What if pastors were to live honestly before the people of God? Lives unashamed of revealing to the world the reality that we don’t have it all together. We think, feel, and breathe the same kinds of things that every other person sitting in the pews encounters on any given day.
I was talking with a close friend of mine this afternoon and the discussion came up that the pastor needs to be able to reveal to his or her congregation a kind of authenticity that makes a clear statement that we don’t profess having it all together. To go one step further, that within the proclamation of the word, the good news of Christ’s love, that every sermon I preach should include my willingness to be authentic as a way of illustrating the message of God’s love. Transparency of mind and spirit, coming to the table, letting it all hang out, making the word come alive for the sake of the gospel being heard and received in a way that convicts the hearts and minds of God’s people.

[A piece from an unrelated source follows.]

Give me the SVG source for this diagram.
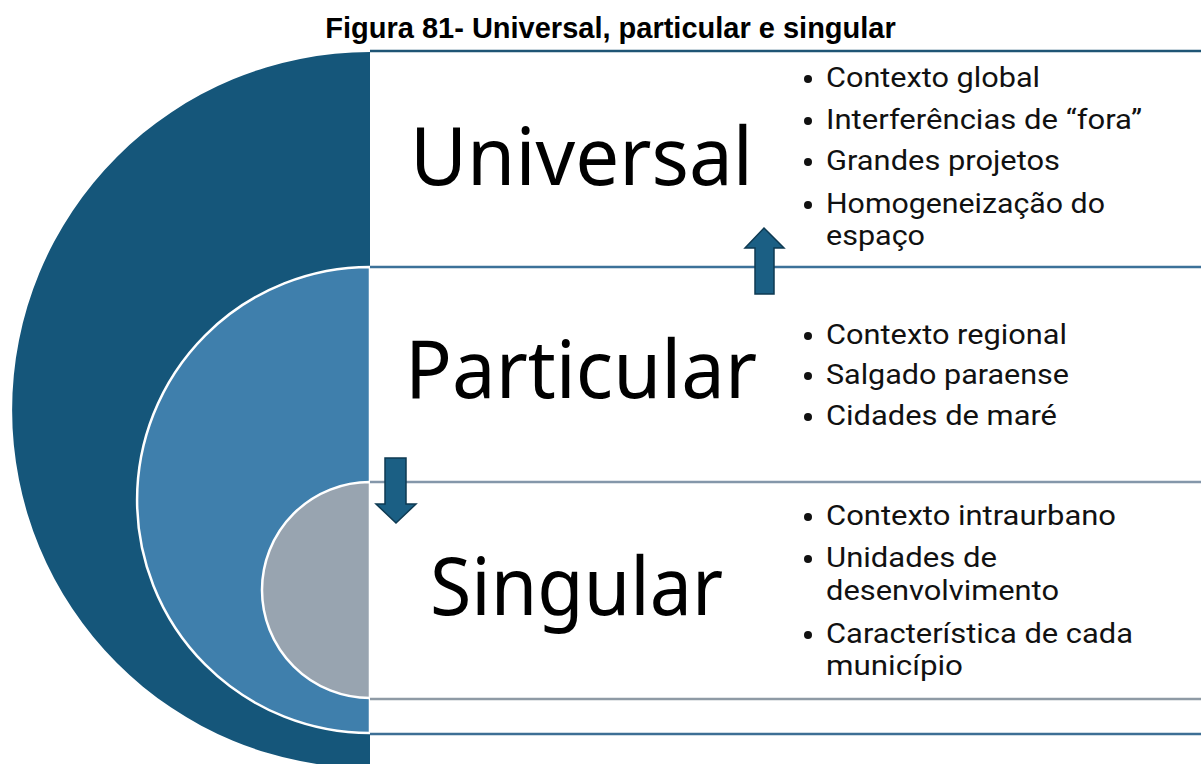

My preaching professor in seminary always commented that he’d rather have folks leave church after every sermon with two or three ideas that were easily remembered as opposed to an exegesis of the word “chair.” I wonder if the pastor should take it one step further? How about two or three ideas that reveal God’s heart for God’s people and that are made applicable through the pastors willingness to be authentic?
What does it really mean to be authentic when it comes to preaching?
It means that somehow with God’s help, power, and the Spirit of God always working in the preparation of the sermon, that I somehow tell the ego that burdens me daily to take a hike. Get honest. Be real. And don’t be ashamed to allow my heart to speak through the word God has given me on any particular Sunday.